Portsmouth rarely finds itself listed as one of the country’s architectural leaders, but the city has won a fan in designer and television presenter Kevin McCloud. He called Portsmouth’s architecture of towering concrete council offices and postwar pedestrianised shopping areas “beautiful” and “heroic” and even put the city on par with the grandeur of Georgian Edinburgh.
McCloud is campaigning, with the support of English heritage, to get the modernist centre of the city, which had to be rebuilt after severe damage during the Second World War, protected.
Postwar Plymouth has been compared to medieval York or Georgian Bath, and it is hoped that the entire centre of the city will become a designated conservation area.
Plymouth was a major British port and Naval base which made it a prime target for German Bombers in the Second World War.
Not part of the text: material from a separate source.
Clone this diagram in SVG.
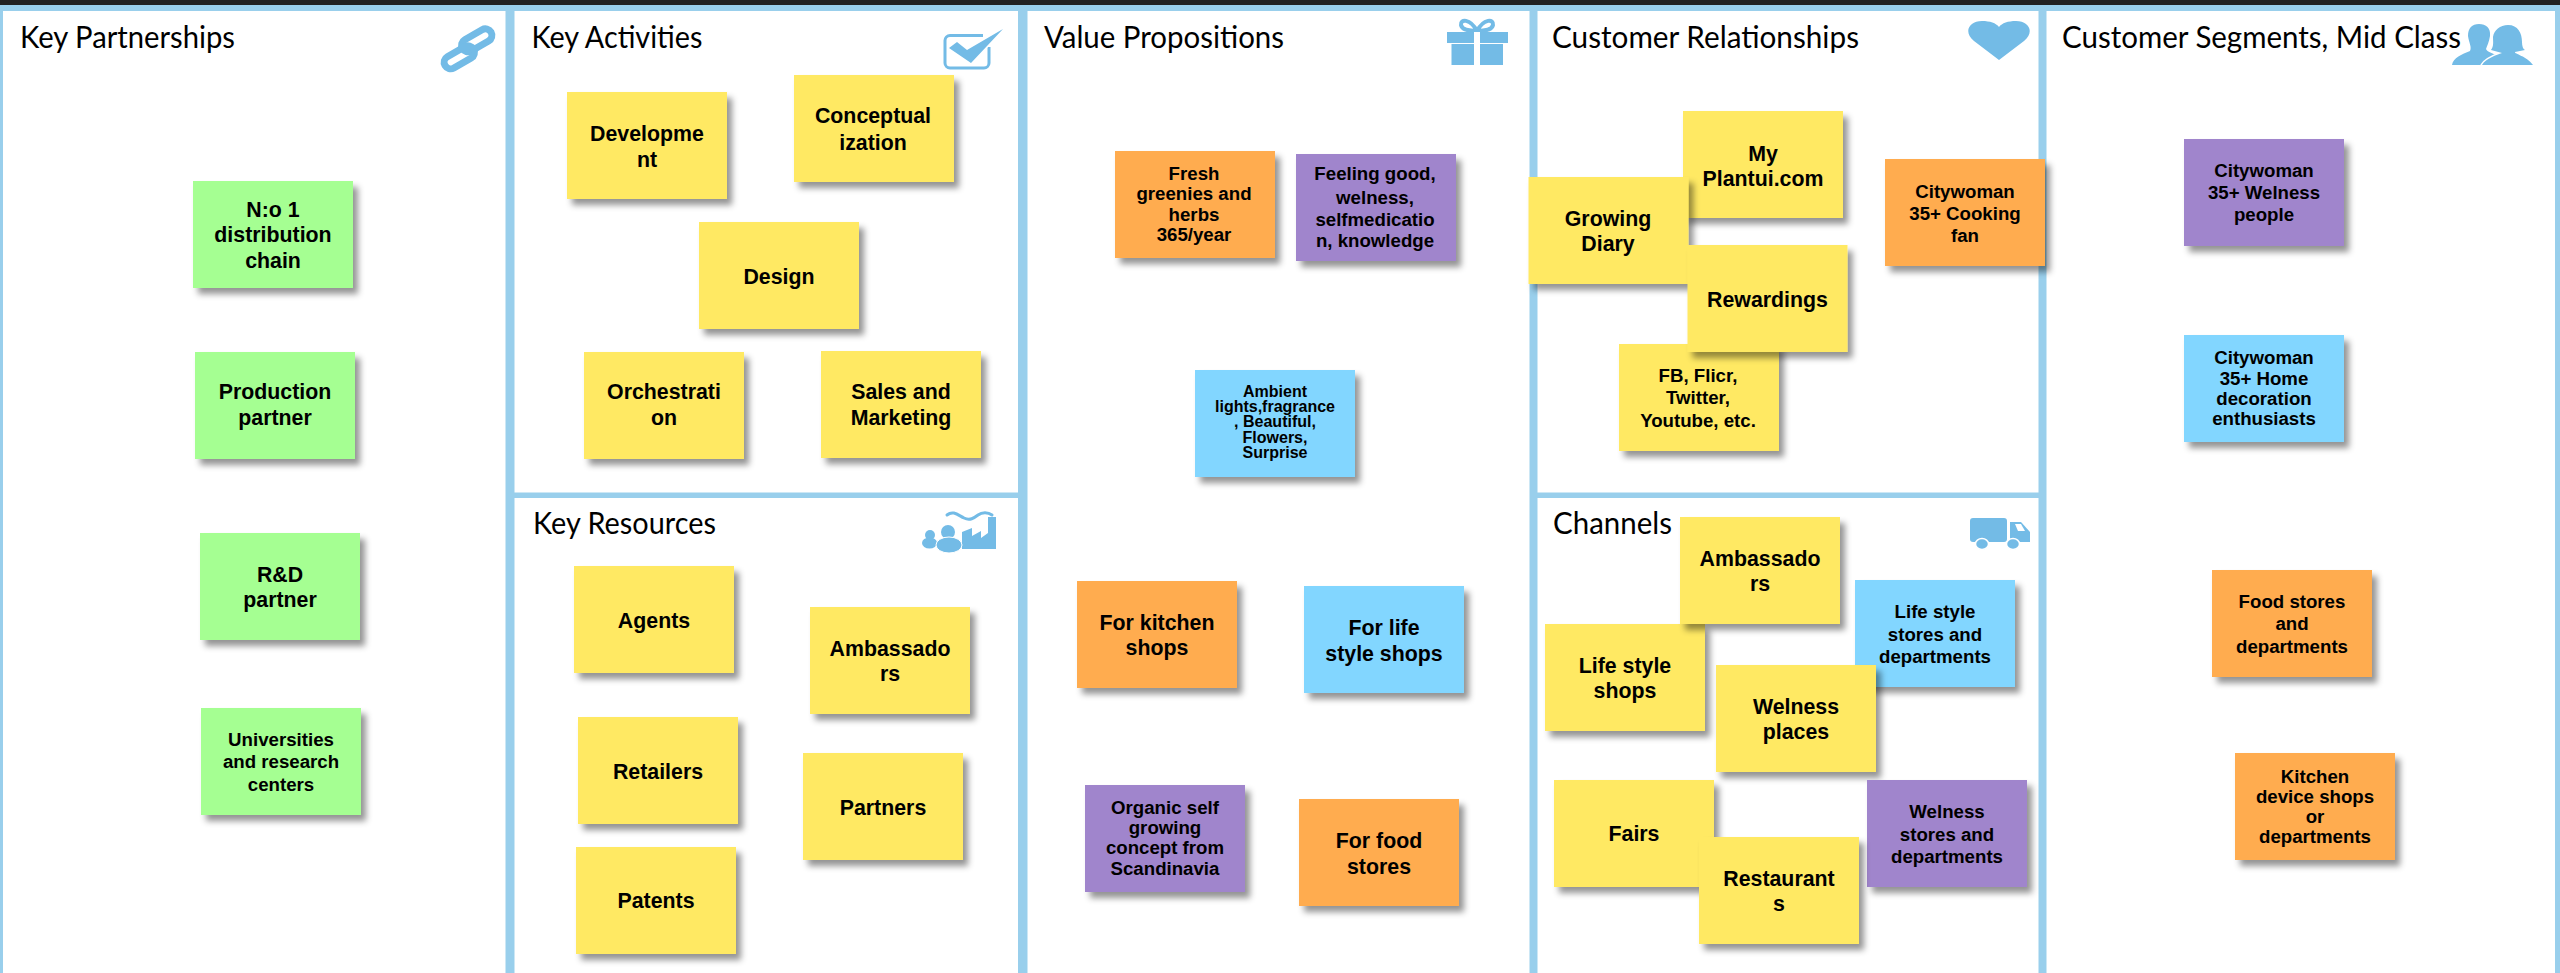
<svg xmlns="http://www.w3.org/2000/svg" width="2560" height="973" viewBox="0 0 2560 973">
<defs>
<filter id="sh" x="-10%" y="-10%" width="125%" height="125%"><feDropShadow dx="5" dy="6" stdDeviation="3" flood-color="#000" flood-opacity="0.42"/></filter>
</defs>
<style>
.line{fill:#99CFEC}
.ic{fill:#73BBE6}
.ics{fill:none;stroke:#73BBE6}
.cut{stroke:#fff;paint-order:stroke;stroke-linejoin:round}
.title{font:30px Lato,"Liberation Sans",sans-serif;fill:#000}
.n rect{filter:url(#sh);width:160px;height:107px}
.n text{font-family:"Liberation Sans",Arial,sans-serif;font-weight:700;text-anchor:middle;fill:#000}
.l text{font-size:21.33px}
.m text{font-size:18.67px}
.s text{font-size:16px}
.y rect{fill:#FFE964}
.g rect{fill:#A5FF92}
.o rect{fill:#FFAC50}
.p rect{fill:#A085CC}
.b rect{fill:#82D6FF}
</style>
<rect width="2560" height="973" fill="#fff"/>
<g id="frame">
<rect width="2560" height="5" fill="#222"/>
<rect class="line" y="5" width="2560" height="6"/>
<rect class="line" x="0" y="5" width="3" height="968"/>
<rect class="line" x="505.500" y="5" width="9" height="968"/>
<rect class="line" x="1018" y="5" width="9.500" height="968"/>
<rect class="line" x="1529.500" y="5" width="8" height="968"/>
<rect class="line" x="2038.500" y="5" width="8" height="968"/>
<rect class="line" x="2555" y="5" width="5" height="968"/>
<rect class="line" x="514" y="492.500" width="505" height="5.500"/>
<rect class="line" x="1537" y="492.500" width="502" height="5.500"/>
</g>
<g id="titles">
<text class="title" x="20" y="48" textLength="215" lengthAdjust="spacingAndGlyphs">Key Partnerships</text>
<text class="title" x="531.500" y="48" textLength="171" lengthAdjust="spacingAndGlyphs">Key Activities</text>
<text class="title" x="533" y="534" textLength="183" lengthAdjust="spacingAndGlyphs">Key Resources</text>
<text class="title" x="1044" y="48" textLength="240" lengthAdjust="spacingAndGlyphs">Value Propositions</text>
<text class="title" x="1552" y="48" textLength="307" lengthAdjust="spacingAndGlyphs">Customer Relationships</text>
<text class="title" x="1553" y="534" textLength="119" lengthAdjust="spacingAndGlyphs">Channels</text>
<text class="title" x="2062" y="48" textLength="399" lengthAdjust="spacingAndGlyphs">Customer Segments, Mid Class</text>
</g>
<g id="icon-link">
<g class="ics" stroke-width="7">
<rect x="-16.500" y="-6.500" width="33" height="13" rx="6.500" transform="translate(476.700 40.300) rotate(-30)"/>
<rect x="-16.500" y="-6.500" width="33" height="13" rx="6.500" transform="translate(459.300 57.300) rotate(-30)"/>
</g>
</g>
<g id="icon-check">
<path class="ics" stroke-width="3" d="M983 35.500H950a5 5 0 0 0-5 5V63a5 5 0 0 0 5 5H984a5 5 0 0 0 5-5V47"/>
<path class="ic cut" stroke-width="3" d="M949 48L957 42L967 50L1003 29L971 63Z"/>
</g>
<g id="icon-gift">
<path class="ics" stroke-width="4" d="M1477 31C1470 18 1460 19 1461 25C1462 30 1470 31 1477 31C1484 31 1492 30 1493 25C1494 19 1484 18 1477 31Z"/>
<rect class="ic" x="1447" y="32" width="61" height="11"/>
<rect class="ic" x="1451.500" y="44" width="51.500" height="21"/>
<rect x="1474" y="32" width="6" height="34" fill="#fff"/>
</g>
<g id="icon-heart">
<path class="ic" d="M1999 60L1974 41C1963 32 1969 21 1982 21C1990 21 1996 23 1999 27C2002 23 2008 21 2016 21C2029 21 2035 32 2024 41Z"/>
</g>
<g id="icon-people">
<path class="ic" d="M2468 36C2468 28 2472 24 2479 24C2486 24 2491 28 2490 36C2489 42 2487 46 2486 49C2487 52 2493 53 2497 56L2484 65H2452C2453 58 2462 54 2470 51C2472 47 2469 43 2468 36Z"/>
<path class="ic cut" stroke-width="3" d="M2508 25C2518 25 2522 33 2522 42C2522 46 2523 49 2525 50L2515 52C2514 54 2527 56 2533 65H2482C2486 58 2497 55 2502 53L2491 50C2494 46 2493 42 2493 37C2494 30 2500 25 2508 25Z"/>
</g>
<g id="icon-factory">
<path class="ic" d="M962 532L972 528V536L981 531V538L988 533V517H996V549H962Z"/>
<path class="ics" stroke-width="3" stroke-linecap="round" d="M947 515C953 510 958 515 964 518C970 521 974 518 978 515C982 512 988 512 992 515"/>
<circle class="ic" cx="930" cy="535" r="5"/>
<ellipse class="ic" cx="929.500" cy="543" rx="7.500" ry="5.500"/>
<circle class="ic" cx="948" cy="532" r="7"/>
<ellipse class="ic" stroke="#fff" cx="949" cy="545" rx="13" ry="8"/>
</g>
<g id="icon-truck">
<rect class="ic" x="1970" y="518" width="37" height="24" rx="3"/>
<path class="ic" d="M2010 522H2021L2030 532V542H2010Z"/>
<path fill="#fff" d="M2015 524H2021L2025 531H2018Z"/>
<ellipse class="ic" stroke="#fff" stroke-width="1.500" cx="1982" cy="544" rx="6.500" ry="5.500"/>
<ellipse class="ic" stroke="#fff" stroke-width="1.500" cx="2013" cy="544" rx="6.500" ry="5.500"/>
</g>
<g id="connectors"/>
<g id="n-no1" class="n g l"><rect x="193" y="181"/><text x="273" y="217">N:o 1</text><text x="273" y="242">distribution</text><text x="273" y="268">chain</text></g>
<g id="n-production" class="n g l"><rect x="195" y="352"/><text x="275" y="399">Production</text><text x="275" y="425">partner</text></g>
<g id="n-rd" class="n g l"><rect x="200" y="533"/><text x="280" y="582">R&amp;D</text><text x="280" y="607">partner</text></g>
<g id="n-universities" class="n g m"><rect x="201" y="708"/><text x="281" y="746">Universities</text><text x="281" y="768">and research</text><text x="281" y="791">centers</text></g>
<g id="n-development" class="n y l"><rect x="567" y="92"/><text x="647" y="141">Developme</text><text x="647" y="167">nt</text></g>
<g id="n-conceptual" class="n y l"><rect x="794" y="75"/><text x="873" y="123">Conceptual</text><text x="873" y="150">ization</text></g>
<g id="n-design" class="n y l"><rect x="699" y="222"/><text x="779" y="284">Design</text></g>
<g id="n-orchestration" class="n y l"><rect x="584" y="352"/><text x="664" y="399">Orchestrati</text><text x="664" y="425">on</text></g>
<g id="n-sales" class="n y l"><rect x="821" y="351"/><text x="901" y="399">Sales and</text><text x="901" y="425">Marketing</text></g>
<g id="n-agents" class="n y l"><rect x="574" y="566"/><text x="654" y="628">Agents</text></g>
<g id="n-ambassadors1" class="n y l"><rect x="810" y="607"/><text x="890" y="656">Ambassado</text><text x="890" y="681">rs</text></g>
<g id="n-retailers" class="n y l"><rect x="578" y="717"/><text x="658" y="779">Retailers</text></g>
<g id="n-partners" class="n y l"><rect x="803" y="753"/><text x="883" y="815">Partners</text></g>
<g id="n-patents" class="n y l"><rect x="576" y="847"/><text x="656" y="908">Patents</text></g>
<g id="n-fresh" class="n o m"><rect x="1115" y="151"/><text x="1194" y="180">Fresh</text><text x="1194" y="200">greenies and</text><text x="1194" y="221">herbs</text><text x="1194" y="241">365/year</text></g>
<g id="n-feeling" class="n p m"><rect x="1296" y="154"/><text x="1375" y="180">Feeling good,</text><text x="1375" y="204">welness,</text><text x="1375" y="226">selfmedicatio</text><text x="1375" y="247">n, knowledge</text></g>
<g id="n-ambient" class="n b s"><rect x="1195" y="370"/><text x="1275" y="397">Ambient</text><text x="1275" y="412">lights,fragrance</text><text x="1275" y="427">, Beautiful,</text><text x="1275" y="443">Flowers,</text><text x="1275" y="458">Surprise</text></g>
<g id="n-forkitchen" class="n o l"><rect x="1077" y="581"/><text x="1157" y="630">For kitchen</text><text x="1157" y="655">shops</text></g>
<g id="n-forlife" class="n b l"><rect x="1304" y="586"/><text x="1384" y="635">For life</text><text x="1384" y="661">style shops</text></g>
<g id="n-organic" class="n p m"><rect x="1085" y="785"/><text x="1165" y="814">Organic self</text><text x="1165" y="834">growing</text><text x="1165" y="854">concept from</text><text x="1165" y="875">Scandinavia</text></g>
<g id="n-forfood" class="n o l"><rect x="1299" y="799"/><text x="1379" y="848">For food</text><text x="1379" y="874">stores</text></g>
<g id="n-plantui" class="n y l"><rect x="1683" y="111"/><text x="1763" y="161">My</text><text x="1763" y="186">Plantui.com</text></g>
<g id="n-growing" class="n y l"><rect x="1528.500" y="177"/><text x="1608" y="226">Growing</text><text x="1608" y="251">Diary</text></g>
<g id="n-fb" class="n y m"><rect x="1619" y="344"/><text x="1698" y="382">FB, Flicr,</text><text x="1698" y="404">Twitter,</text><text x="1698" y="427">Youtube, etc.</text></g>
<g id="n-rewardings" class="n y l"><rect x="1687.500" y="245"/><text x="1767.500" y="307">Rewardings</text></g>
<g id="n-cooking" class="n o m"><rect x="1885" y="159"/><text x="1965" y="198">Citywoman</text><text x="1965" y="220">35+ Cooking</text><text x="1965" y="242">fan</text></g>
<g id="n-lifeshops" class="n y l"><rect x="1545" y="624"/><text x="1625" y="673">Life style</text><text x="1625" y="698">shops</text></g>
<g id="n-ambassadors2" class="n y l"><rect x="1680" y="517"/><text x="1760" y="566">Ambassado</text><text x="1760" y="591">rs</text></g>
<g id="n-lifestores" class="n b m"><rect x="1855" y="580"/><text x="1935" y="618">Life style</text><text x="1935" y="641">stores and</text><text x="1935" y="663">departments</text></g>
<g id="n-welnessplaces" class="n y l"><rect x="1716" y="665"/><text x="1796" y="714">Welness</text><text x="1796" y="739">places</text></g>
<g id="n-fairs" class="n y l"><rect x="1554" y="780"/><text x="1634" y="841">Fairs</text></g>
<g id="n-welnessstores" class="n p m"><rect x="1867" y="780"/><text x="1947" y="818">Welness</text><text x="1947" y="841">stores and</text><text x="1947" y="863">departments</text></g>
<g id="n-restaurants" class="n y l"><rect x="1699" y="837"/><text x="1779" y="886">Restaurant</text><text x="1779" y="911">s</text></g>
<g id="n-wellnesspeople" class="n p m"><rect x="2184" y="139"/><text x="2264" y="177">Citywoman</text><text x="2264" y="199">35+ Welness</text><text x="2264" y="221">people</text></g>
<g id="n-homedeco" class="n b m"><rect x="2184" y="335"/><text x="2264" y="364">Citywoman</text><text x="2264" y="385">35+ Home</text><text x="2264" y="405">decoration</text><text x="2264" y="425">enthusiasts</text></g>
<g id="n-foodstores" class="n o m"><rect x="2212" y="570"/><text x="2292" y="608">Food stores</text><text x="2292" y="630">and</text><text x="2292" y="653">departments</text></g>
<g id="n-kitchendevice" class="n o m"><rect x="2235" y="753"/><text x="2315" y="783">Kitchen</text><text x="2315" y="803">device shops</text><text x="2315" y="823">or</text><text x="2315" y="843">departments</text></g>
</svg>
It is the only British city that has been almost entirely rebuilt.
Sir Patrick Abercrombie drew up the plans for the city, and several banks, churches and department stores were built using his plan. They are seen by many as great examples of 1950 architecture.
But the bid is not without its objectors; even Plymouth City Council has written off the Civic Centre as “cheap and nasty”.
Mr. McCloud, however, believes that the unloved civic centre was “heroic” and paralleled to the UN headquarters in New York.
“The centre of the city really is high quality and beautiful, it is carved stone, it is proper work. It also dates from a time from which we don’t have much. It rare that you get, out of something as devastating as the wholesale bombing of a city centre, the hand of genius.”